>> START
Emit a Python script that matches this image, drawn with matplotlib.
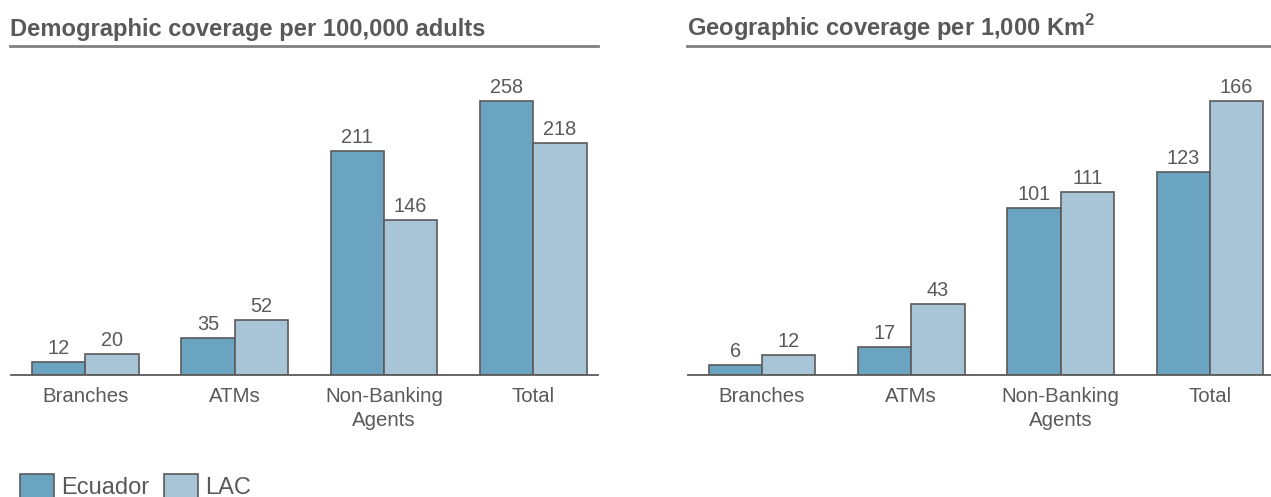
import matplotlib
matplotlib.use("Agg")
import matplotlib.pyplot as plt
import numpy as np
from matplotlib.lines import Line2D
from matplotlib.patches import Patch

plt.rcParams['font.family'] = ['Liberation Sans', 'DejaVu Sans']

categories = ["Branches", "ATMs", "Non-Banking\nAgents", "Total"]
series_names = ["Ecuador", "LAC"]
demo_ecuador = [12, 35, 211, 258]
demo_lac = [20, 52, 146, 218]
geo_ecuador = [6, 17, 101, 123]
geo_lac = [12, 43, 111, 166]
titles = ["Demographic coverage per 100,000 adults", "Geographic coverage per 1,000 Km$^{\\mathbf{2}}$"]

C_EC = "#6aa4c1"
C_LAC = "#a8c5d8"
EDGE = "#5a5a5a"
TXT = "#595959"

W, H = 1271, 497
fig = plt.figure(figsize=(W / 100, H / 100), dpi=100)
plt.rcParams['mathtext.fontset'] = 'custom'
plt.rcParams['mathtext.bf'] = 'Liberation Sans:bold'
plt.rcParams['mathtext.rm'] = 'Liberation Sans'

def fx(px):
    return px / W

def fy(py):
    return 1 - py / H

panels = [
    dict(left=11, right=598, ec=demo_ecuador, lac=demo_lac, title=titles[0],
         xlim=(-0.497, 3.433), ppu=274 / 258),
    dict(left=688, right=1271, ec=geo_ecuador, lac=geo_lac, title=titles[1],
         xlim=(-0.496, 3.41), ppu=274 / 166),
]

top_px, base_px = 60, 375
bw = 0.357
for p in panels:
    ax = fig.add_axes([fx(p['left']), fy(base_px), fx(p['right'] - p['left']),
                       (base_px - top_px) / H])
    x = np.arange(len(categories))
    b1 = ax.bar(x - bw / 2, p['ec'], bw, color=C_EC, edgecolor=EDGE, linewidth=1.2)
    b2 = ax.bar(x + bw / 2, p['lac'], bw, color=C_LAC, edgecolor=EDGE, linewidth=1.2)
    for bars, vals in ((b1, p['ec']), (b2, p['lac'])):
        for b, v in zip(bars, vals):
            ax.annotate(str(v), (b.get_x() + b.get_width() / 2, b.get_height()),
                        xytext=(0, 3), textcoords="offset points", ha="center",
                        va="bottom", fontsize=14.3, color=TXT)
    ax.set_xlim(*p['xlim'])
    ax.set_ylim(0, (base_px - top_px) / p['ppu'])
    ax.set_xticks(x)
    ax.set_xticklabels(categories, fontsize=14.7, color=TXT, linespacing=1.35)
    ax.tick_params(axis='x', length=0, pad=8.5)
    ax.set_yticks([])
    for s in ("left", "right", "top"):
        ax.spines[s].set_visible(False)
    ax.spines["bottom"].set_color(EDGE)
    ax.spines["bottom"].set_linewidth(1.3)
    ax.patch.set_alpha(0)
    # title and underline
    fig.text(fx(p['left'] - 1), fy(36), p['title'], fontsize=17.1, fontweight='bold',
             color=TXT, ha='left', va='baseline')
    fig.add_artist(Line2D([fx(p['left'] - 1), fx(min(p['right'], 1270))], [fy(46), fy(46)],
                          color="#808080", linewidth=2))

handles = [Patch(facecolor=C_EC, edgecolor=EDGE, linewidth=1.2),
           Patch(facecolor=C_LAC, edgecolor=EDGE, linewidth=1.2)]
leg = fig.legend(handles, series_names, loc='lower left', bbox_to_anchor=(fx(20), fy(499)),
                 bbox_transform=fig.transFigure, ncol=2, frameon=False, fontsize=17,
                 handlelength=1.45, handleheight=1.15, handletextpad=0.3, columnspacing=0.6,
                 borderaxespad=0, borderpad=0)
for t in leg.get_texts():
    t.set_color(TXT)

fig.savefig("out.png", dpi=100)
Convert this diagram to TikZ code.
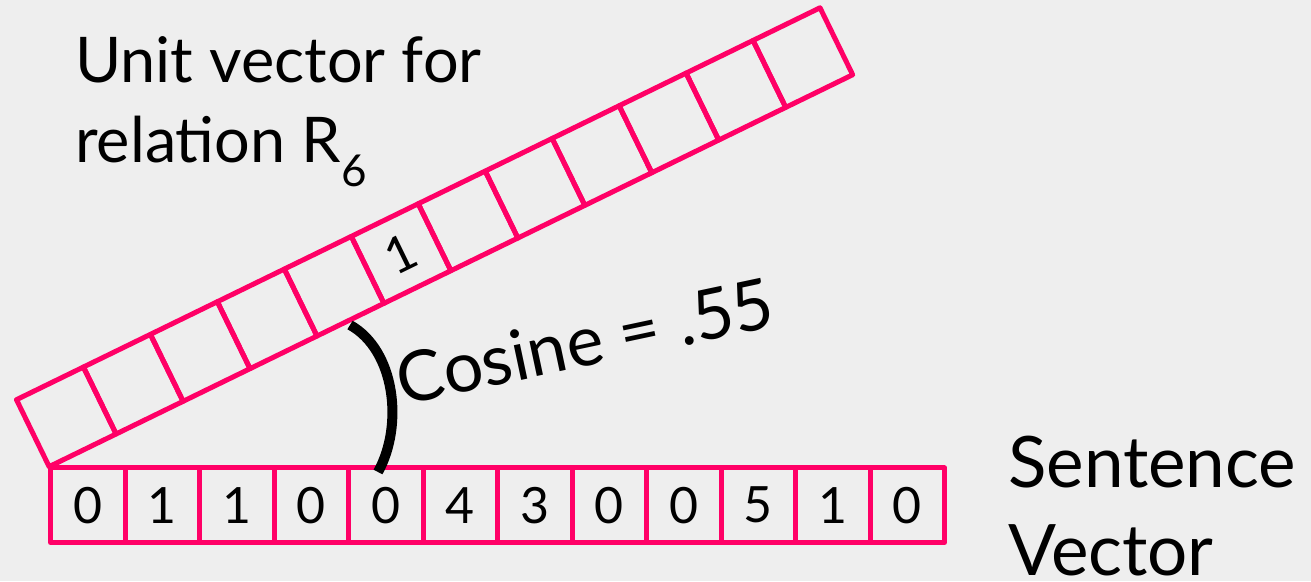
>> END
**Exercise directions**
Output the entries above exactly, without their pictures.

**Worked solution**
Emit a Python script that matches this image, drawn with matplotlib.
import matplotlib
matplotlib.use("Agg")
import matplotlib.pyplot as plt
import numpy as np
from matplotlib.lines import Line2D
from matplotlib.patches import Patch

plt.rcParams['font.family'] = ['Liberation Sans', 'DejaVu Sans']

categories = ["Branches", "ATMs", "Non-Banking\nAgents", "Total"]
series_names = ["Ecuador", "LAC"]
demo_ecuador = [12, 35, 211, 258]
demo_lac = [20, 52, 146, 218]
geo_ecuador = [6, 17, 101, 123]
geo_lac = [12, 43, 111, 166]
titles = ["Demographic coverage per 100,000 adults", "Geographic coverage per 1,000 Km$^{\\mathbf{2}}$"]

C_EC = "#6aa4c1"
C_LAC = "#a8c5d8"
EDGE = "#5a5a5a"
TXT = "#595959"

W, H = 1271, 497
fig = plt.figure(figsize=(W / 100, H / 100), dpi=100)
plt.rcParams['mathtext.fontset'] = 'custom'
plt.rcParams['mathtext.bf'] = 'Liberation Sans:bold'
plt.rcParams['mathtext.rm'] = 'Liberation Sans'

def fx(px):
    return px / W

def fy(py):
    return 1 - py / H

panels = [
    dict(left=11, right=598, ec=demo_ecuador, lac=demo_lac, title=titles[0],
         xlim=(-0.497, 3.433), ppu=274 / 258),
    dict(left=688, right=1271, ec=geo_ecuador, lac=geo_lac, title=titles[1],
         xlim=(-0.496, 3.41), ppu=274 / 166),
]

top_px, base_px = 60, 375
bw = 0.357
for p in panels:
    ax = fig.add_axes([fx(p['left']), fy(base_px), fx(p['right'] - p['left']),
                       (base_px - top_px) / H])
    x = np.arange(len(categories))
    b1 = ax.bar(x - bw / 2, p['ec'], bw, color=C_EC, edgecolor=EDGE, linewidth=1.2)
    b2 = ax.bar(x + bw / 2, p['lac'], bw, color=C_LAC, edgecolor=EDGE, linewidth=1.2)
    for bars, vals in ((b1, p['ec']), (b2, p['lac'])):
        for b, v in zip(bars, vals):
            ax.annotate(str(v), (b.get_x() + b.get_width() / 2, b.get_height()),
                        xytext=(0, 3), textcoords="offset points", ha="center",
                        va="bottom", fontsize=14.3, color=TXT)
    ax.set_xlim(*p['xlim'])
    ax.set_ylim(0, (base_px - top_px) / p['ppu'])
    ax.set_xticks(x)
    ax.set_xticklabels(categories, fontsize=14.7, color=TXT, linespacing=1.35)
    ax.tick_params(axis='x', length=0, pad=8.5)
    ax.set_yticks([])
    for s in ("left", "right", "top"):
        ax.spines[s].set_visible(False)
    ax.spines["bottom"].set_color(EDGE)
    ax.spines["bottom"].set_linewidth(1.3)
    ax.patch.set_alpha(0)
    # title and underline
    fig.text(fx(p['left'] - 1), fy(36), p['title'], fontsize=17.1, fontweight='bold',
             color=TXT, ha='left', va='baseline')
    fig.add_artist(Line2D([fx(p['left'] - 1), fx(min(p['right'], 1270))], [fy(46), fy(46)],
                          color="#808080", linewidth=2))

handles = [Patch(facecolor=C_EC, edgecolor=EDGE, linewidth=1.2),
           Patch(facecolor=C_LAC, edgecolor=EDGE, linewidth=1.2)]
leg = fig.legend(handles, series_names, loc='lower left', bbox_to_anchor=(fx(20), fy(499)),
                 bbox_transform=fig.transFigure, ncol=2, frameon=False, fontsize=17,
                 handlelength=1.45, handleheight=1.15, handletextpad=0.3, columnspacing=0.6,
                 borderaxespad=0, borderpad=0)
for t in leg.get_texts():
    t.set_color(TXT)

fig.savefig("out.png", dpi=100)
Convert this diagram to TikZ code.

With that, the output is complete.